▶ [SET EXERCISE]:
Starting at the top of the listing, extract every line up to and including the one with "width=228pt,minimum height=17pt] (nneopr)". Pictures stay out of the copy.

★ ★ ★ ★

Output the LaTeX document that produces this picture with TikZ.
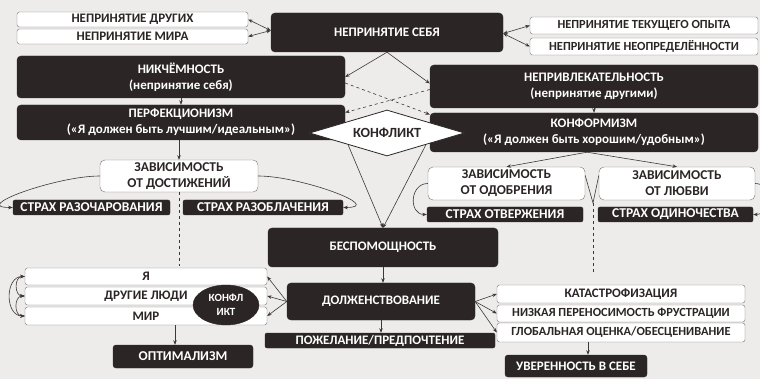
\documentclass[tikz,border=0pt]{standalone}
\usepackage{fontspec}
\setmainfont{Carlito}
\usetikzlibrary{arrows.meta,shapes.geometric,calc}
\definecolor{bgc}{RGB}{238,236,234}
\definecolor{dk}{RGB}{44,37,37}
\definecolor{bd}{RGB}{120,116,116}
\definecolor{ln}{RGB}{60,56,56}
\begin{document}
\begin{tikzpicture}[x=1pt,y=-1pt,
  dark/.style={fill=dk,draw=dk,rounded corners=4pt,text=white,font=\bfseries\fontsize{13}{16}\selectfont,inner sep=0pt,align=center},
  wbox/.style={fill=white,draw=bd,rounded corners=2.5pt,text=dk,font=\bfseries\fontsize{13}{16}\selectfont,inner sep=0pt,align=center},
  smallw/.style={font=\bfseries\fontsize{12.4}{15}\selectfont},
  bigt/.style={font=\bfseries\fontsize{13.5}{16}\selectfont},
  arr/.style={draw=ln,line width=0.6pt,-{Stealth[length=4.5pt,width=3.5pt]}},
  darr/.style={draw=ln,line width=0.6pt,{Stealth[length=4.5pt,width=3.5pt]}-{Stealth[length=4.5pt,width=3.5pt]}},
  dsh/.style={draw=ln,line width=0.6pt,dashed},
  pln/.style={draw=ln,line width=0.6pt},
]
\useasboundingbox (0,0) rectangle (760,379);
\fill[bgc] (0,0) rectangle (760,379);

% top row
\node[wbox,minimum width=231pt,minimum height=15pt] (ndr) at (132.5,19.5) {НЕПРИНЯТИЕ ДРУГИХ};
\node[wbox,minimum width=231pt,minimum height=15pt] (nmir) at (132.5,36.5) {НЕПРИНЯТИЕ МИРА};
\node[dark,minimum width=232pt,minimum height=39pt] (nself) at (387,32.5) {НЕПРИНЯТИЕ СЕБЯ};
\node[wbox,smallw,minimum width=228pt,minimum height=17pt] (nopyt) at (644,25.5) {НЕПРИНЯТИЕ ТЕКУЩЕГО ОПЫТА};
\node[wbox,smallw,minimum width=228pt,minimum height=17pt] (nneopr) at (644,46.5) {НЕПРИНЯТИЕ НЕОПРЕДЕЛЁННОСТИ};

% second/third rows
\node[dark,minimum width=328pt,minimum height=42pt] (nikch) at (181,77) {НИКЧЁМНОСТЬ\\(непринятие себя)};
\node[dark,minimum width=328pt,minimum height=43pt] (nepr) at (594,86.5) {НЕПРИВЛЕКАТЕЛЬНОСТЬ\\(непринятие другими)};
\node[dark,minimum width=328pt,minimum height=35pt] (perf) at (181,122.5) {ПЕРФЕКЦИОНИЗМ\\(«Я должен быть лучшим/идеальным»)};
\node[dark,minimum width=328pt,minimum height=39pt] (konf) at (594,132.5) {КОНФОРМИЗМ\\(«Я должен быть хорошим/удобным»)};

% connectors top
\draw[darr] ($(nself.west)+(0,-2)$) -- (ndr.east);
\draw[darr] ($(nself.west)+(0,-2)$) -- (nmir.east);
\draw[darr] ($(nself.east)+(0,1)$) -- (nopyt.west);
\draw[darr] ($(nself.east)+(0,1)$) -- (nneopr.west);
\draw[arr] (nself.south) -- (nikch.east);
\draw[arr] (nself.south) -- ($(nepr.west)+(0,-3)$);
\draw[dsh,-{Stealth[length=4.5pt,width=3.5pt]}] ($(nikch.east)+(0,6)$) -- ($(konf.west)+(0,-18)$);
\draw[dsh,-{Stealth[length=4.5pt,width=3.5pt]}] ($(nepr.west)+(0,3)$) -- ($(perf.east)+(0,-10)$);
\draw[arr] (nikch.south) -- (perf.north);
\draw[arr] (nepr.south) -- (konf.north);

% conflict diamond
\node[diamond,aspect=3.37,draw=dk,line width=0.8pt,fill=white,minimum width=155pt,minimum height=46pt,inner sep=0pt,text=dk,font=\bfseries\fontsize{14}{16}\selectfont] (dia) at (387,133) {КОНФЛИКТ};

% dependencies
\node[wbox,bigt,rounded corners=5pt,minimum width=158pt,minimum height=32pt] (zdost) at (179,176) {ЗАВИСИМОСТЬ\\ОТ ДОСТИЖЕНИЙ};
\node[dark,bigt,rounded corners=2pt,minimum width=157pt,minimum height=15pt] (sraz) at (91.5,207.5) {СТРАХ РАЗОЧАРОВАНИЯ};
\node[dark,bigt,rounded corners=2pt,minimum width=160pt,minimum height=15pt] (sobl) at (263,207.5) {СТРАХ РАЗОБЛАЧЕНИЯ};
\node[wbox,bigt,rounded corners=5pt,minimum width=157pt,minimum height=33pt] (zodob) at (506.5,183.5) {ЗАВИСИМОСТЬ\\ОТ ОДОБРЕНИЯ};
\node[wbox,bigt,rounded corners=5pt,minimum width=156pt,minimum height=33pt] (zlub) at (677,183.5) {ЗАВИСИМОСТЬ\\ОТ ЛЮБВИ};
\node[dark,bigt,rounded corners=2pt,minimum width=156pt,minimum height=15pt] (sotv) at (505,214.5) {СТРАХ ОТВЕРЖЕНИЯ};
\node[dark,bigt,rounded corners=2pt,minimum width=155pt,minimum height=15pt] (sodin) at (675.5,214.5) {СТРАХ ОДИНОЧЕСТВА};

\draw[arr] (perf.south -| zdost.north) -- (zdost.north);
\draw[arr] ($(konf.south)+(-7,0)$) -- (zodob.north);
\draw[arr] ($(konf.south)+(-7,0)$) -- (zlub.north);
\draw[arr] (zdost.west) to[out=180,in=180,looseness=1.2] (sraz.west);
\draw[arr] (zdost.east) to[out=0,in=0,looseness=1.2] (sobl.east);
\draw[arr] (zodob.west) to[out=180,in=180,looseness=1.5] (sotv.west);
\draw[arr] (zlub.east) to[out=0,in=0,looseness=1.5] (sodin.east);
\coordinate (vbot) at (593,203);
\draw[pln] ($(zodob.east)+(0,-8)$) -- (vbot) -- ($(zlub.west)+(0,-8)$);

% helplessness
\node[dark,minimum width=230pt,minimum height=39pt] (besp) at (383,247.5) {БЕСПОМОЩНОСТЬ};
\draw[arr] (dia.south west) -- (besp.north);
\draw[arr] (dia.south east) -- (besp.north);

% bottom
\node[dark,minimum width=188pt,minimum height=37pt] (dolzh) at (381,301.5) {ДОЛЖЕНСТВОВАНИЕ};
\node[dark,rounded corners=2pt,minimum width=230pt,minimum height=15pt] (pozh) at (380,340.5) {ПОЖЕЛАНИЕ/ПРЕДПОЧТЕНИЕ};
\node[wbox,minimum width=242pt,minimum height=17pt] (ya) at (146,276.5) {Я};
\node[wbox,minimum width=242pt,minimum height=18pt] (drug) at (146,296) {ДРУГИЕ ЛЮДИ};
\node[wbox,minimum width=242pt,minimum height=18pt] (mir) at (146,316) {МИР};
\node[ellipse,fill=dk,draw=dk,text=white,minimum width=66pt,minimum height=40pt,inner sep=0pt,align=center,font=\bfseries\fontsize{11}{14}\selectfont] (kell) at (226,305) {КОНФЛ\\ИКТ};
\node[dark,bigt,rounded corners=3pt,minimum width=140pt,minimum height=23pt] (opt) at (183,356.5) {ОПТИМАЛИЗМ};
\node[wbox,minimum width=248pt,minimum height=18pt] (kat) at (621,294) {КАТАСТРОФИЗАЦИЯ};
\node[wbox,smallw,minimum width=248pt,minimum height=17pt] (nizk) at (621,313.5) {НИЗКАЯ ПЕРЕНОСИМОСТЬ ФРУСТРАЦИИ};
\node[wbox,smallw,minimum width=248pt,minimum height=19pt] (glob) at (621,332.5) {ГЛОБАЛЬНАЯ ОЦЕНКА/ОБЕСЦЕНИВАНИЕ};
\node[dark,rounded corners=3pt,minimum width=142pt,minimum height=22pt] (uver) at (576,366) {УВЕРЕННОСТЬ В СЕБЕ};

\draw[dsh] (zdost.south) -- ($(zdost.south |- ya.north)+(0,-2)$);
\draw[dsh] (vbot) -- ($(vbot |- kat.north)+(0,-10)$);

\draw[arr] (besp.south) -- (besp.south |- dolzh.north);
\draw[arr] (dolzh.south) -- (dolzh.south |- pozh.north);
\draw[arr] (dolzh.west) -- (ya.east);
\draw[arr] (dolzh.west) -- (drug.east);
\draw[arr] (dolzh.west) -- (mir.east);
\draw[arr] (dolzh.east) -- (kat.west);
\draw[arr] (dolzh.east) -- (nizk.west);
\draw[arr] (dolzh.east) -- (glob.west);
\draw[darr] (ya.west) to[out=180,in=180,looseness=1.3] (mir.west);
\draw[darr] (ya.west) to[out=180,in=180,looseness=1.4] (drug.west);
\draw[darr] (drug.west) to[out=180,in=180,looseness=1.4] (mir.west);
\draw[arr] ($(opt.north |- mir.south)+(-8,0)$) -- ($(opt.north)+(-8,0)$);
\draw[arr] ($(uver.north |- glob.south)+(12,0)$) -- ($(uver.north)+(12,0)$);
\end{tikzpicture}
\end{document}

★ ★ ★ ★

▶ [RIGHT ANSWER]:
Output the LaTeX document that produces this picture with TikZ.
\documentclass[tikz,border=0pt]{standalone}
\usepackage{fontspec}
\setmainfont{Carlito}
\usetikzlibrary{arrows.meta,shapes.geometric,calc}
\definecolor{bgc}{RGB}{238,236,234}
\definecolor{dk}{RGB}{44,37,37}
\definecolor{bd}{RGB}{120,116,116}
\definecolor{ln}{RGB}{60,56,56}
\begin{document}
\begin{tikzpicture}[x=1pt,y=-1pt,
  dark/.style={fill=dk,draw=dk,rounded corners=4pt,text=white,font=\bfseries\fontsize{13}{16}\selectfont,inner sep=0pt,align=center},
  wbox/.style={fill=white,draw=bd,rounded corners=2.5pt,text=dk,font=\bfseries\fontsize{13}{16}\selectfont,inner sep=0pt,align=center},
  smallw/.style={font=\bfseries\fontsize{12.4}{15}\selectfont},
  bigt/.style={font=\bfseries\fontsize{13.5}{16}\selectfont},
  arr/.style={draw=ln,line width=0.6pt,-{Stealth[length=4.5pt,width=3.5pt]}},
  darr/.style={draw=ln,line width=0.6pt,{Stealth[length=4.5pt,width=3.5pt]}-{Stealth[length=4.5pt,width=3.5pt]}},
  dsh/.style={draw=ln,line width=0.6pt,dashed},
  pln/.style={draw=ln,line width=0.6pt},
]
\useasboundingbox (0,0) rectangle (760,379);
\fill[bgc] (0,0) rectangle (760,379);

% top row
\node[wbox,minimum width=231pt,minimum height=15pt] (ndr) at (132.5,19.5) {НЕПРИНЯТИЕ ДРУГИХ};
\node[wbox,minimum width=231pt,minimum height=15pt] (nmir) at (132.5,36.5) {НЕПРИНЯТИЕ МИРА};
\node[dark,minimum width=232pt,minimum height=39pt] (nself) at (387,32.5) {НЕПРИНЯТИЕ СЕБЯ};
\node[wbox,smallw,minimum width=228pt,minimum height=17pt] (nopyt) at (644,25.5) {НЕПРИНЯТИЕ ТЕКУЩЕГО ОПЫТА};
\node[wbox,smallw,minimum width=228pt,minimum height=17pt] (nneopr) at (644,46.5) {НЕПРИНЯТИЕ НЕОПРЕДЕЛЁННОСТИ};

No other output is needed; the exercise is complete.